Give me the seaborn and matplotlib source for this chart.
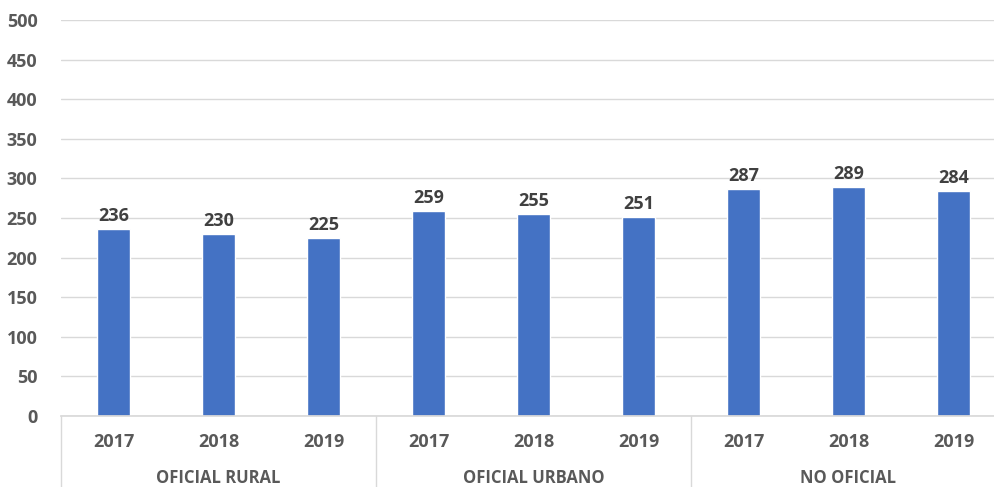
import matplotlib
matplotlib.use("Agg")
import matplotlib.pyplot as plt
import seaborn as sns
import pandas as pd

groups = ["OFICIAL RURAL", "OFICIAL URBANO", "NO OFICIAL"]
years = ["2017", "2018", "2019"]
values = [236, 230, 225, 259, 255, 251, 287, 289, 284]

cats = [f"{g}|{y}" for g in groups for y in years]
df = pd.DataFrame({"cat": cats, "value": values})

sns.set_theme(style="white")
plt.rcParams['font.family'] = ['Open Sans', 'DejaVu Sans']

W, H = 994, 487
fig = plt.figure(figsize=(W / 100, H / 100), dpi=100)
left, right, top, bottom = 61, 1006, 20, 416
ax = fig.add_axes([left / W, (H - bottom) / H, (right - left) / W, (bottom - top) / H])

bar_color = "#4472C4"
text_color = "#595959"
grid_color = "#D9D9D9"

sns.barplot(data=df, x="cat", y="value", order=cats, color=bar_color,
            width=0.32, saturation=1, ax=ax)

ax.set_ylim(0, 500)
ax.set_xlim(-0.5, len(cats) - 0.5)
ax.set_yticks(range(0, 501, 50))
ax.yaxis.grid(True, color=grid_color, linewidth=1)
ax.set_axisbelow(True)
for s in ["top", "right", "left"]:
    ax.spines[s].set_visible(False)
ax.spines["bottom"].set_color(grid_color)
ax.tick_params(axis="y", length=0, pad=17, labelsize=13, labelcolor=text_color)
for lab in ax.get_yticklabels():
    lab.set_fontweight("bold")
ax.set_xticks(range(len(cats)))
ax.set_xticklabels([y for g in groups for y in years])
ax.tick_params(axis="x", length=0, pad=12, labelsize=13, labelcolor=text_color)
for lab in ax.get_xticklabels():
    lab.set_fontweight("bold")
ax.set_xlabel("")
ax.set_ylabel("")

for i, v in enumerate(values):
    ax.annotate(str(v), (i, v), xytext=(0, 3), textcoords="offset points",
                ha="center", va="bottom", fontsize=13, fontweight="bold",
                color="#404040")

# group separators and labels
trans = ax.get_xaxis_transform()
for k in range(len(groups) + 1):
    x = k * 3 - 0.5
    ax.plot([x, x], [0, -72 / (bottom - top)], transform=trans, color=grid_color,
            linewidth=1, clip_on=False)
for k, g in enumerate(groups):
    ax.text(k * 3 + 1, -62 / (bottom - top), g, transform=trans, ha="center",
            va="center", fontsize=12, fontweight="bold", color=text_color)

fig.savefig("out.png", dpi=100)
━━━━━━━━━━━━━━━━━━━━
- _AIM OF THE TASK_
Go through the listing above and quote it exactly, apart from its images.

- _EXERCISE SOLUTION_
Give me the seaborn and matplotlib source for this chart.
import matplotlib
matplotlib.use("Agg")
import matplotlib.pyplot as plt
import seaborn as sns
import pandas as pd

groups = ["OFICIAL RURAL", "OFICIAL URBANO", "NO OFICIAL"]
years = ["2017", "2018", "2019"]
values = [236, 230, 225, 259, 255, 251, 287, 289, 284]

cats = [f"{g}|{y}" for g in groups for y in years]
df = pd.DataFrame({"cat": cats, "value": values})

sns.set_theme(style="white")
plt.rcParams['font.family'] = ['Open Sans', 'DejaVu Sans']

W, H = 994, 487
fig = plt.figure(figsize=(W / 100, H / 100), dpi=100)
left, right, top, bottom = 61, 1006, 20, 416
ax = fig.add_axes([left / W, (H - bottom) / H, (right - left) / W, (bottom - top) / H])

bar_color = "#4472C4"
text_color = "#595959"
grid_color = "#D9D9D9"

sns.barplot(data=df, x="cat", y="value", order=cats, color=bar_color,
            width=0.32, saturation=1, ax=ax)

ax.set_ylim(0, 500)
ax.set_xlim(-0.5, len(cats) - 0.5)
ax.set_yticks(range(0, 501, 50))
ax.yaxis.grid(True, color=grid_color, linewidth=1)
ax.set_axisbelow(True)
for s in ["top", "right", "left"]:
    ax.spines[s].set_visible(False)
ax.spines["bottom"].set_color(grid_color)
ax.tick_params(axis="y", length=0, pad=17, labelsize=13, labelcolor=text_color)
for lab in ax.get_yticklabels():
    lab.set_fontweight("bold")
ax.set_xticks(range(len(cats)))
ax.set_xticklabels([y for g in groups for y in years])
ax.tick_params(axis="x", length=0, pad=12, labelsize=13, labelcolor=text_color)
for lab in ax.get_xticklabels():
    lab.set_fontweight("bold")
ax.set_xlabel("")
ax.set_ylabel("")

for i, v in enumerate(values):
    ax.annotate(str(v), (i, v), xytext=(0, 3), textcoords="offset points",
                ha="center", va="bottom", fontsize=13, fontweight="bold",
                color="#404040")

# group separators and labels
trans = ax.get_xaxis_transform()
for k in range(len(groups) + 1):
    x = k * 3 - 0.5
    ax.plot([x, x], [0, -72 / (bottom - top)], transform=trans, color=grid_color,
            linewidth=1, clip_on=False)
for k, g in enumerate(groups):
    ax.text(k * 3 + 1, -62 / (bottom - top), g, transform=trans, ha="center",
            va="center", fontsize=12, fontweight="bold", color=text_color)

fig.savefig("out.png", dpi=100)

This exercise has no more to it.